La doctora permitió que Santi le cortara el cordón (algo que era ligeramente impresionable) y se aseguró de que la beba estuviese bien. Después se la pasó a una enfermera, quien se encargó en envolverla en una manta y apoyarla en mi pecho. Ella seguía llorando con toda la fuerza de sus pulmones, pero era una sensación única.

La amaba con todo mí ser. Era hermosa. Perfecta.

Santi me besó los labios, también llorando.
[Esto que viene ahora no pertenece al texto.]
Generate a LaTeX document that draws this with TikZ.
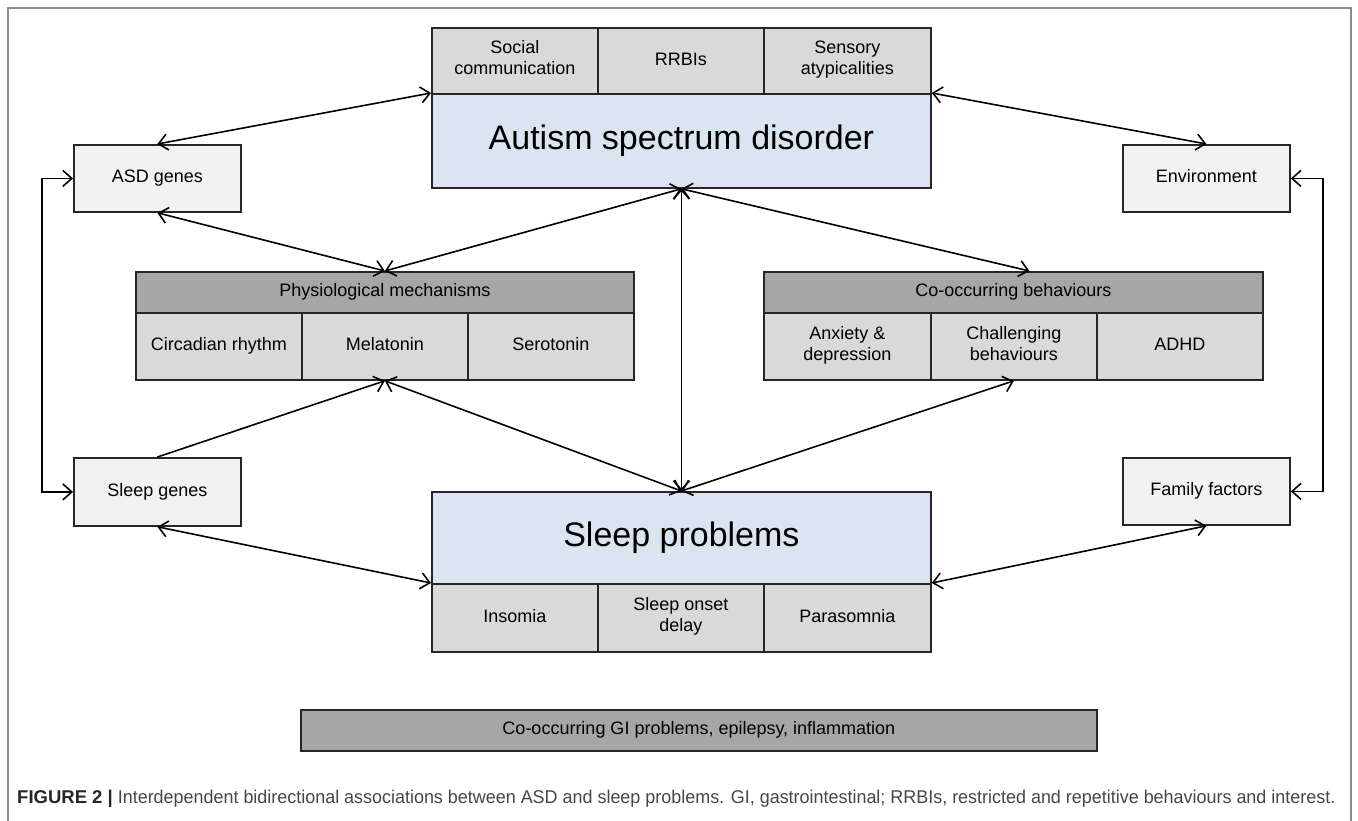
\documentclass[tikz,border=0pt]{standalone}
\usepackage{fontspec}
\setmainfont{Liberation Sans}
\newfontfamily\capfont[FakeStretch=0.97]{Liberation Sans}
\usetikzlibrary{arrows.meta}
\usetikzlibrary{calc}

\definecolor{asdBlue}{RGB}{219,229,241}
\definecolor{cellGray}{RGB}{217,217,217}
\definecolor{headGray}{RGB}{166,166,166}
\definecolor{factGray}{RGB}{242,242,242}
\definecolor{frameGray}{RGB}{140,140,140}
\definecolor{capText}{RGB}{70,70,70}

\begin{document}
\begin{tikzpicture}[x=1pt,y=-1pt,
	box/.style={draw=black!85,line width=1.8pt,inner sep=0pt,anchor=north west,align=center,font=\fontsize{18}{21}\selectfont,execute at begin node=\strut,execute at end node=\strut},
	link/.style={{Straight Barb[length=9pt,width=16pt]}-{Straight Barb[length=9pt,width=16pt]},line width=1.6pt},
	oneway/.style={-{Straight Barb[length=9pt,width=16pt]},line width=1.6pt}]

\useasboundingbox (0,0) rectangle (1358,821);
\draw[frameGray,line width=1.2pt] (8,830) -- (8,8) -- (1351,8) -- (1351,830);

\newcommand\drawBox[7]{\node[box,fill=#6,minimum width=#4,minimum height=#5] (#1) at (#2,#3) {#7};}

% autism spectrum disorder
\drawBox{social}{431}{27}{166}{66}{cellGray}{Social\\communication}
\drawBox{rrbi}{597}{27}{166}{66}{cellGray}{RRBIs}
\drawBox{sensory}{763}{27}{167}{66}{cellGray}{Sensory\\atypicalities}
\drawBox{asd}{431}{93}{499}{94}{asdBlue}{\fontsize{34}{40}\selectfont Autism spectrum disorder}

% physiological mechanisms
\drawBox{physio}{135}{271}{498}{41}{headGray}{Physiological mechanisms}
\drawBox{circadian}{135}{312}{166}{67}{cellGray}{Circadian rhythm}
\drawBox{melatonin}{301}{312}{166}{67}{cellGray}{Melatonin}
\drawBox{serotonin}{467}{312}{166}{67}{cellGray}{Serotonin}

% co-occurring behaviours
\drawBox{coocc}{763}{271}{499}{41}{headGray}{Co-occurring behaviours}
\drawBox{anxiety}{763}{312}{167}{67}{cellGray}{Anxiety \&\\depression}
\drawBox{challenging}{930}{312}{166}{67}{cellGray}{Challenging\\behaviours}
\drawBox{adhd}{1096}{312}{166}{67}{cellGray}{ADHD}

% sleep problems
\drawBox{sleep}{431}{491}{499}{92}{asdBlue}{\fontsize{34}{40}\selectfont Sleep problems}
\drawBox{insomia}{431}{583}{166}{68}{cellGray}{Insomia}
\drawBox{onset}{597}{583}{166}{68}{cellGray}{Sleep onset\\delay}
\drawBox{parasomnia}{763}{583}{167}{68}{cellGray}{Parasomnia}

% genes and surroundings
\drawBox{asdgenes}{73}{144}{167}{67}{factGray}{ASD genes}
\drawBox{environment}{1122}{144}{167}{67}{factGray}{Environment}
\drawBox{sleepgenes}{73}{457}{167}{68}{factGray}{Sleep genes}
\drawBox{family}{1122}{457}{167}{67}{factGray}{Family factors}

\drawBox{gi}{300}{709}{796}{41}{headGray}{Co-occurring GI problems, epilepsy, inflammation}

% associations
\draw[link] (asdgenes.north) -- (asd.north west);
\draw[link] (asdgenes.south) -- (physio.north);
\draw[link] (physio.north) -- (asd.south);
\draw[link] (asd.south) -- ($(coocc.north)+(16,0)$);
\draw[link] (asd.south) -- (sleep.north);
\draw[link] (environment.north) -- (asd.north east);
\draw[oneway] (sleepgenes.north) -- (melatonin.south);
\draw[link] (melatonin.south) -- (sleep.north);
\draw[link] (challenging.south) -- (sleep.north);
\draw[link] (sleepgenes.south) -- (insomia.north west);
\draw[link] (family.south) -- (parasomnia.north east);
\draw[link] (asdgenes.west) -- ++(-31,0) |- (sleepgenes.west);
\draw[link] (environment.east) -- ++(32,0) |- (family.east);

\node[anchor=west,inner sep=0pt,text=capText,font=\capfont\fontsize{18.5}{22}\selectfont] (caption) at (17,799) {{\setmainfont{Liberation Sans}\bfseries\color{black!85}FIGURE 2 |} Interdependent bidirectional associations between ASD and sleep problems. GI, gastrointestinal; RRBIs, restricted and repetitive behaviours and interest.};
\end{tikzpicture}
\end{document}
—Hola, Priscila— susurró, acariciándole la mejilla— Te amamos mucho, mucho.

*****

Santi acompañó a Priscila mientras la lavaban y cambiaban. Mientras tanto yo tuve que continuar pujando para sacar la placenta y los restos. Nadie me había contado todo eso. O si lo habían hecho los había ignorado abismalmente.

Pero definitivamente nadie me había dicho que me iban a limpiar la caca.

Una hora y media después, entraron todos a conocerla. Ya estaba lavada y cambiada, además de que le habían puesto una pulserita de hospital. Estaba rosita y un poco arrugada.

Lo que hacían nueve meses en líquido.

Pero era hermosa. La beba más linda que había visto en mi vida.

Sin objetividad alguna porque la amaba con todo mi ser.

Y lo más importante era que era una beba sana. Mi felicidad pesaba tres kilos, y medía cuarenta y nueve centímetros.

Todos, quienes incluían amigos cercanos y padres, lloraron. Hablaron en susurros, felicitándonos y haciendo mil y un preguntas. Esperaron pacientemente para sostener un tiempito corto a Prisci, devolviéndomela rápidamente. O a Santi, quien no se despegaba de ella.

Dos horas y ya era un padre excelente.